Polidori sem mais escreveu O Vampiro, não perdeu tempo para um
título, história do dandy irresistivelmente atrativo e
perverso manipulador, deixando claro que refletia sua relação
de amor e ódio com Byron. Mary Shelley escreveu O Moderno
Prometeu, o famoso Frankenstein.
Zequinha de Abreu
vendia partituras de Tico-Tico no Fubá, fazendo quem quisesse
ouvi-la, ler partitura, tocar algum instrumento. Disse Zequinha, mas
havia muitos compositores, como Chiquinha Gonzaga, para ficar nos
mais populares. A relação com a arte, em particular com
a música era corpóreo-espiritual, exigia todo o corpo e
a alma. Essa relação mudou drasticamente, fazendo do
ouvinte uma mera orelha manipulável. O tema é imenso,
mas fico nisso, que não estou preparado para um ensaio, fico
nessa crônica. Mas a coisa se deu da mesma forma que na relação
homem-natureza. Há pessoas tão jovens que não
têm antigamente, que não sabem de onde vem o bife, tanto
menos o Baião. Os livros se transformaram em imagens, filmes.

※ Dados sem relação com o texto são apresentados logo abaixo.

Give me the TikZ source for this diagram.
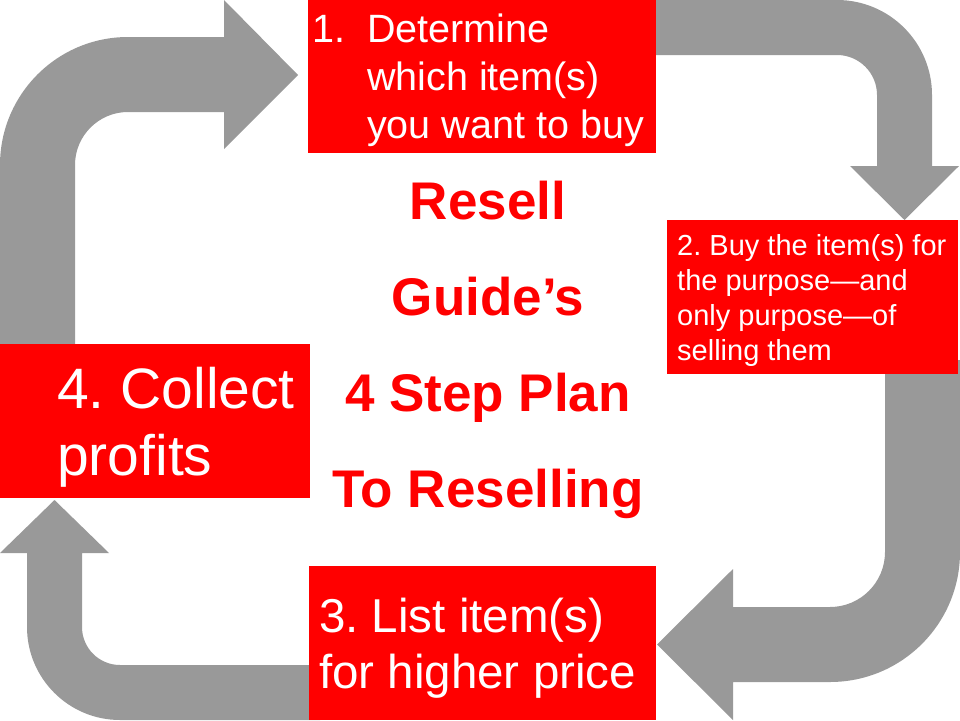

A música vem da saveiro que passa toda noite pelo bairro a
despertar galinhas, assustar gatos. Suponho que uma família
rica de antigamente tivesse umas 100 partituras e um piano. Hoje, no
pen drive do meu fusca tem todas as músicas que ouvi e
gostaria de ouvir nos próximos dois mil anos.
É neste ponto,
quando se disse que tudo quanto fosse sólido se desfaria no
ar, que chegamos. Qualquer relação entre nós e a
arte, ou qualquer outra atividade, nada nos esclarece sobre nós,
senão que nos obscurece, posto que todos os complexos sentidos
que tivemos para apreciar qualquer coisa se reduziu ao gosto
preguiçoso e irremediavelmente ignorante. Eu não gosto
de cebola....sendo que talvez a cebola é quem pudesse dizer que
não gosta de mim.
receita.
Cebola empanada.
Dissolva fermento
biológico em sal, acrescente água gelada, pode até
botar umas pedras de gelo, acrescente farinha de trigo, faça
uma massa espessa. Passe por ela as rodelas de cebola. Não
deve escorrer facilmente. Leve a uma frigideira com abundante azeite.
Frite. Coloque para escorrer excessos num papel absorvente.